I think the point is that most of the metadata is tied to a published artifact and is actually derived from an artifact. The name, while included in the artifact metadata, is at a level above any specific artifact or distribution. Even though not derived from an artifact I’d say data-yanked is still tied to a specific artifact. The question then is whether a hypothetical dont-build-this-sdist metadata is also tied to an artifact, whether that’s provided as metadata in the artifact or out-of-band like data-yanked.

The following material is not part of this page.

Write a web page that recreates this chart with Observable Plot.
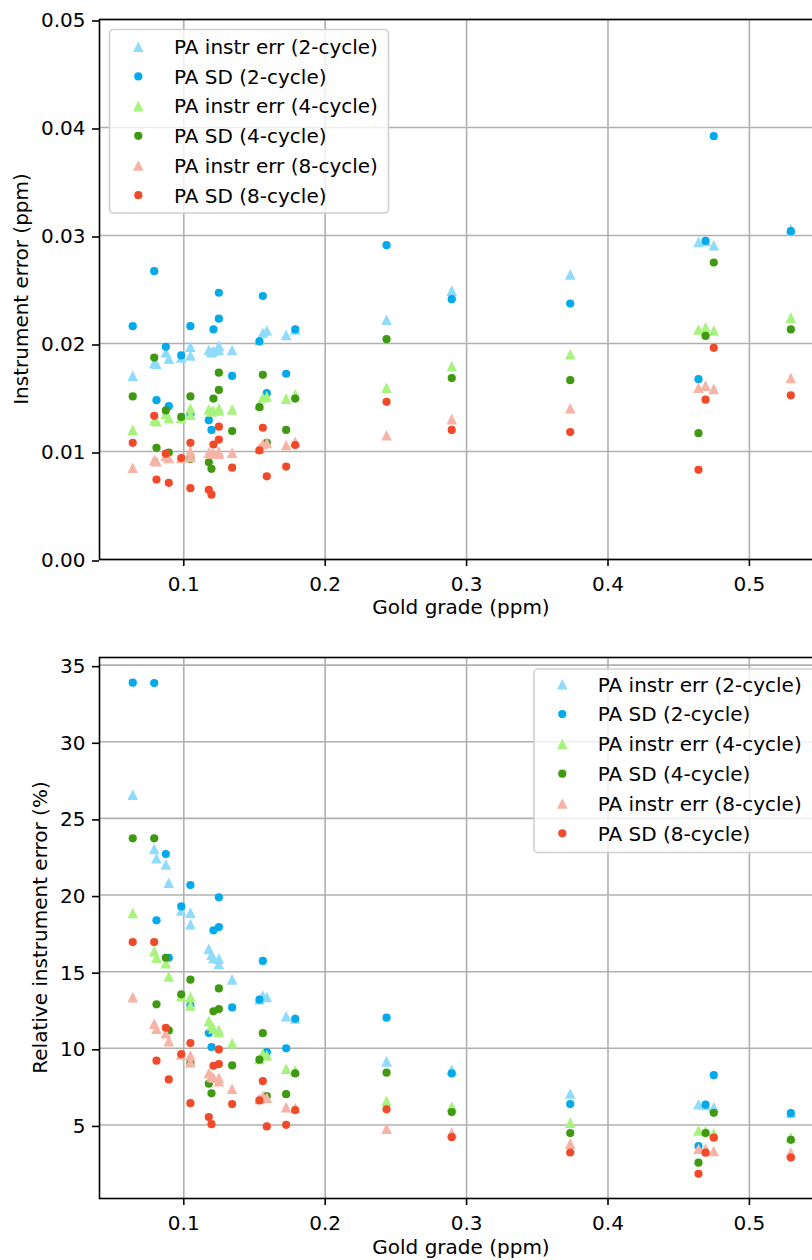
<!DOCTYPE html>
<html><head><meta charset="utf-8">
<script src="https://cdn.jsdelivr.net/npm/d3@7"></script>
<script src="https://cdn.jsdelivr.net/npm/@observablehq/plot@0.6"></script>
<style>
html,body{margin:0;padding:0;background:#fff;}
#wrap{position:relative;width:812px;height:1260px;overflow:hidden;font-family:"DejaVu Sans",sans-serif;}
#wrap svg{display:block;max-width:none !important;}
#wrap svg.overlay{position:absolute;left:0;top:0;}
</style></head><body><div id="wrap"></div>
<script>
// Gold grade (ppm) of each sample
const grade = [0.0639, 0.0791, 0.0807, 0.0873, 0.0894, 0.0982, 0.1047, 0.1047, 0.1177, 0.1196, 0.1210, 0.1248, 0.1248, 0.1342, 0.1535, 0.1559, 0.1587, 0.1724, 0.1788, 0.2434, 0.2895, 0.3733, 0.4640, 0.4690, 0.4748, 0.5293];

// Instrument error (ppm)
const instr2 = [0.0170, 0.0182, 0.0181, 0.0192, 0.0186, 0.0187, 0.0197, 0.0189, 0.0194, 0.0192, 0.0193, 0.0198, 0.0194, 0.0194, 0.0203, 0.0210, 0.0212, 0.0208, 0.0213, 0.0222, 0.0249, 0.0264, 0.0294, 0.0295, 0.0291, 0.0306];
const sd2    = [0.0216, 0.0267, 0.01475, 0.0197, 0.0142, 0.0189, 0.0216, 0.0134, 0.0129, 0.0120, 0.0213, 0.0247, 0.0223, 0.0170, 0.0202, 0.0244, 0.0154, 0.0172, 0.0213, 0.0291, 0.0241, 0.0237, 0.0167, 0.0295, 0.0392, 0.0304];
const instr4 = [0.0120, 0.0129, 0.0128, 0.0135, 0.0131, 0.0131, 0.0140, 0.0134, 0.0139, 0.0137, 0.0138, 0.0140, 0.0138, 0.0139, 0.0143, 0.0150, 0.0151, 0.0149, 0.0153, 0.0159, 0.0179, 0.0190, 0.0213, 0.0215, 0.0212, 0.0224];
const sd4    = [0.0151, 0.0187, 0.01034, 0.0138, 0.0099, 0.0132, 0.0151, 0.0093, 0.0090, 0.0084, 0.0149, 0.0173, 0.0157, 0.0119, 0.0141, 0.0171, 0.0108, 0.0120, 0.0149, 0.0204, 0.0168, 0.0166, 0.0117, 0.0207, 0.0275, 0.0213];
const instr8 = [0.0085, 0.0092, 0.0091, 0.0096, 0.0094, 0.0094, 0.0100, 0.0095, 0.0099, 0.0098, 0.0098, 0.0100, 0.0098, 0.0099, 0.0103, 0.0107, 0.0108, 0.0106, 0.0109, 0.0115, 0.0130, 0.0140, 0.0159, 0.0161, 0.0158, 0.0168];
const sd8    = [0.0108, 0.0133, 0.0074, 0.0098, 0.0071, 0.0094, 0.0108, 0.0066, 0.00645, 0.0060, 0.01065, 0.0123, 0.0111, 0.0085, 0.0101, 0.0122, 0.0077, 0.0086, 0.0106, 0.0146, 0.0120, 0.0118, 0.0083, 0.0148, 0.0196, 0.0152];

// Relative instrument error (%)
const relInstr2 = [26.55, 23.0, 22.4, 22.0, 20.8, 19.0, 18.85, 18.1, 16.5, 16.1, 15.9, 15.85, 15.5, 14.5, 13.2, 13.45, 13.35, 12.1, 11.95, 9.15, 8.6, 7.05, 6.35, 6.3, 6.15, 5.8];
const relSd2    = [33.86, 33.83, 18.35, 22.68, 15.91, 19.26, 20.65, 12.8, 11.0, 10.08, 17.7, 19.85, 17.91, 12.67, 13.17, 15.7, 9.75, 10.0, 11.93, 12.0, 8.36, 6.36, 3.62, 6.32, 8.25, 5.77];
const relInstr4 = [18.83, 16.34, 15.91, 15.56, 14.69, 13.4, 13.34, 12.8, 11.78, 11.49, 11.3, 11.2, 11.06, 10.34, 9.3, 9.65, 9.54, 8.67, 8.56, 6.56, 6.2, 5.15, 4.64, 4.6, 4.45, 4.2];
const relSd4    = [23.7, 23.7, 12.87, 15.91, 11.17, 13.52, 14.48, 9.03, 7.69, 7.06, 12.41, 13.91, 12.56, 8.88, 9.26, 10.99, 6.88, 7.01, 8.36, 8.41, 5.84, 4.47, 2.54, 4.47, 5.79, 4.03];
const relInstr8 = [13.34, 11.6, 11.28, 10.99, 10.47, 9.6, 9.54, 9.1, 8.38, 8.17, 8.1, 8.08, 7.86, 7.36, 6.7, 6.88, 6.78, 6.16, 6.1, 4.76, 4.5, 3.78, 3.45, 3.45, 3.3, 3.2];
const relSd8    = [16.93, 16.93, 9.19, 11.34, 7.97, 9.62, 10.34, 6.42, 5.51, 5.05, 8.86, 9.93, 8.97, 6.36, 6.6, 7.86, 4.9, 5.01, 5.97, 6.02, 4.2, 3.2, 1.81, 3.19, 4.17, 2.87];

const seriesLabels = ["PA instr err (2-cycle)", "PA SD (2-cycle)", "PA instr err (4-cycle)", "PA SD (4-cycle)", "PA instr err (8-cycle)", "PA SD (8-cycle)"];
const seriesColors = ["#8fdbfc", "#02aaec", "#a8f27e", "#3f9a12", "#f6b4a6", "#f14a2a"];
const seriesTri = [true, false, true, false, true, false];

const xTicks = [0.1, 0.2, 0.3, 0.4, 0.5];
const yTicksTop = [0, 0.01, 0.02, 0.03, 0.04, 0.05];
const yTicksBot = [5, 10, 15, 20, 25, 30, 35];

// matplotlib-style "^" marker (bbox-centred triangle)
const tri = {draw(ctx, size){const h = Math.sqrt(size/Math.PI); ctx.moveTo(0,-h); ctx.lineTo(h,h); ctx.lineTo(-h,h); ctx.closePath();}};
const TRI_R = 5.3, DOT_R = 4.1;

const rows = vals => grade.map((g,i)=>({x:g, y:vals[i]}));

function makePlot(valsList, yDomain, yTicks, yFmt, mt, mb){
  const marks = [
    Plot.gridX(xTicks, {stroke:"#b0b0b0", strokeOpacity:1, strokeWidth:1.6}),
    Plot.gridY(yTicks, {stroke:"#b0b0b0", strokeOpacity:1, strokeWidth:1.6})
  ];
  valsList.forEach((vals,k)=>{
    marks.push(Plot.dot(rows(vals), {x:"x", y:"y", symbol: seriesTri[k] ? tri : "circle", r: seriesTri[k] ? TRI_R : DOT_R, fill: seriesColors[k], stroke:"none"}));
  });
  marks.push(Plot.frame({stroke:"#000", strokeWidth:1.6}));
  marks.push(Plot.axisX(xTicks, {tickFormat: d=>d.toFixed(1), tickSize:7, tickPadding:10, strokeWidth:1.6, label:null}));
  marks.push(Plot.axisY(yTicks, {tickFormat: yFmt, tickSize:7, tickPadding:7, strokeWidth:1.6, dy:1.5, label:null}));
  return Plot.plot({
    width: 850, height: 630,
    marginLeft: 99, marginRight: 27, marginTop: mt, marginBottom: mb,
    style: {fontSize:"20px", fontFamily:"DejaVu Sans", color:"#000", background:"#fff", maxWidth:"none", overflow:"visible"},
    x: {domain:[0.0404, 0.5524]},
    y: {domain: yDomain},
    marks
  });
}

const wrap = document.getElementById("wrap");
wrap.appendChild(makePlot([instr2, sd2, instr4, sd4, instr8, sd8], [0, 0.05], yTicksTop, d=>d.toFixed(2), 19, 71));
wrap.appendChild(makePlot([relInstr2, relSd2, relInstr4, relSd4, relInstr8, relSd8], [0.2, 35.5], yTicksBot, d=>String(d), 27, 62));

// overlay: axis labels and legends
const ov = d3.select(wrap).append("svg").attr("class","overlay").attr("width",812).attr("height",1260)
  .style("font-family","DejaVu Sans").style("font-size","20px");

function xlabel(y){ ov.append("text").attr("x",461).attr("y",y).attr("text-anchor","middle").attr("fill","#000").text("Gold grade (ppm)"); }
function ylabel(x, y, t){ ov.append("text").attr("transform",`translate(${x},${y}) rotate(-90)`).attr("text-anchor","middle").attr("fill","#000").text(t); }
xlabel(614); xlabel(1254);
ylabel(28, 289, "Instrument error (ppm)");
ylabel(47, 927.5, "Relative instrument error (%)");

function legend(bx, by, bw, bh, mx, tx, y0, dy){
  const g = ov.append("g");
  g.append("rect").attr("x",bx).attr("y",by).attr("width",bw).attr("height",bh).attr("rx",4)
    .attr("fill","#fff").attr("fill-opacity",0.8).attr("stroke","#d0d0d0").attr("stroke-width",1.6);
  seriesLabels.forEach((lab,k)=>{
    const cy = y0 + k*dy;
    const r = seriesTri[k] ? TRI_R : DOT_R;
    g.append("path").attr("transform",`translate(${mx},${cy})`)
      .attr("d", d3.symbol(seriesTri[k] ? tri : d3.symbolCircle, Math.PI*r*r)())
      .attr("fill", seriesColors[k]);
    g.append("text").attr("x",tx).attr("y",cy+7.3).attr("fill","#000").text(lab);
  });
}
legend(109.5, 29.5, 279, 183.5, 138.3, 174, 46.7, 29.7);
legend(534, 669, 300, 183.5, 562.3, 597.8, 684.3, 29.8);
</script></body></html>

If it’s out-of-band then it could potentially span all distributions released under that project name.

ncoghlan · July 12, 2024, 5:44pm

The situation here is stronger than that, though: metadata that is tied to the uploaded artifacts will not solve the problem that needs to be solved (giving installers a hint that attempting to build from source is almost certainly doomed to failure).

It isn’t a design decision that needs to be made, as a decision where only one of the two options is viable is no decision at all.

(I suppose you could argue that publishing a release with the new metadata field and then yanking all previous releases that lack the new metadata would be a solution, but that feels like it would be really stretching the meaning of “viable solution”)

oscarbenjamin · July 12, 2024, 6:08pm

I don’t see why this would not solve the problem. There are two steps in resolving a requirement for a distribution:

Select a version of the distribution.
Select a release artifact for the given version.

The dont-build-me flag applies to the second step. It does not need to mean that an installer should backtrack to step 1 and look for a different version. The installer should most likely error out if wheels aren’t available for the selected version and it should not be built from source (especially since it is likely that old versions won’t have the dont-build-me flag even if new versions do).

The obvious reason for wanting to tie this metadata to releases of the project is that there might be reasons to change the flag over time say because a new version becomes much harder/easier to build than older versions.